Who will buy stocks when the boomer generation sells? Until recently, there wasn't a clear answer to this demographic question. But with Boomers reducing their stock exposure, and the Millennial population (ages 18-37) swelling to 86 million, we now have an answer.
The Millennials' growing ability to invest in stocks—along with their healthy appetite for risk—has set the stage for a full offset.
The media perception is that Millennials are unemployed, living with their parents and saddled with college debt. In reality, less than 15% of 25-34 year-olds are still in the nest, and many of them are working and saving for a down payment on a house. They are a highly educated group, and many have no college debt.

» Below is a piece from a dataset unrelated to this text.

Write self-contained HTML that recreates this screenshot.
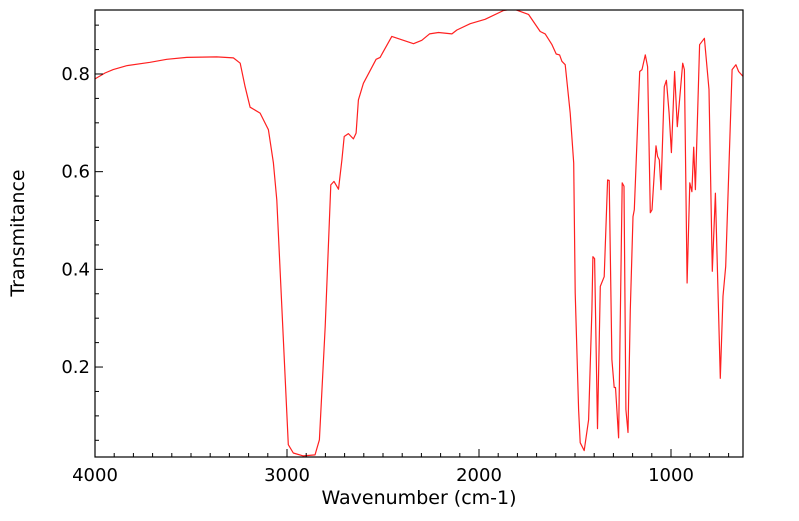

Among those who do, the average loan is about $25k. At today's low interest rates, annual debt service is on par with what Boomers took on for their first new car loan.
While unemployment remains high among 20-24 year-olds (13.3%), the rate for those aged 25-34 is below the national average (7.4%).
According to a recent Barron's article, Millennials already account for 21% of US consumer spending, a figure that could rise sharply as employment drives household formation, which in turn drives spending on autos and housing.
The generation may also be able to invest a greater share of income in stocks, because today's borrowing rates are a fraction of what Boomers saw when they were striking out on their own.
Be it travel, extreme sports, job opportunities or investing, the Millennials are an opportunistic bunch.
Vanguard, which allows minors to open Roth IRAs at an early age (thus having a unique view into Millennial investing habits,) reports that their stock exposure exceeds 70%. The oldest Millennials are just entering the key 35-49 age group, which invests heavily in stocks.
As a result, sometime in the next few years, we can expect stock market outflows among individuals to reverse, which suggests stock returns should modestly outpace earnings growth over the next 15 years.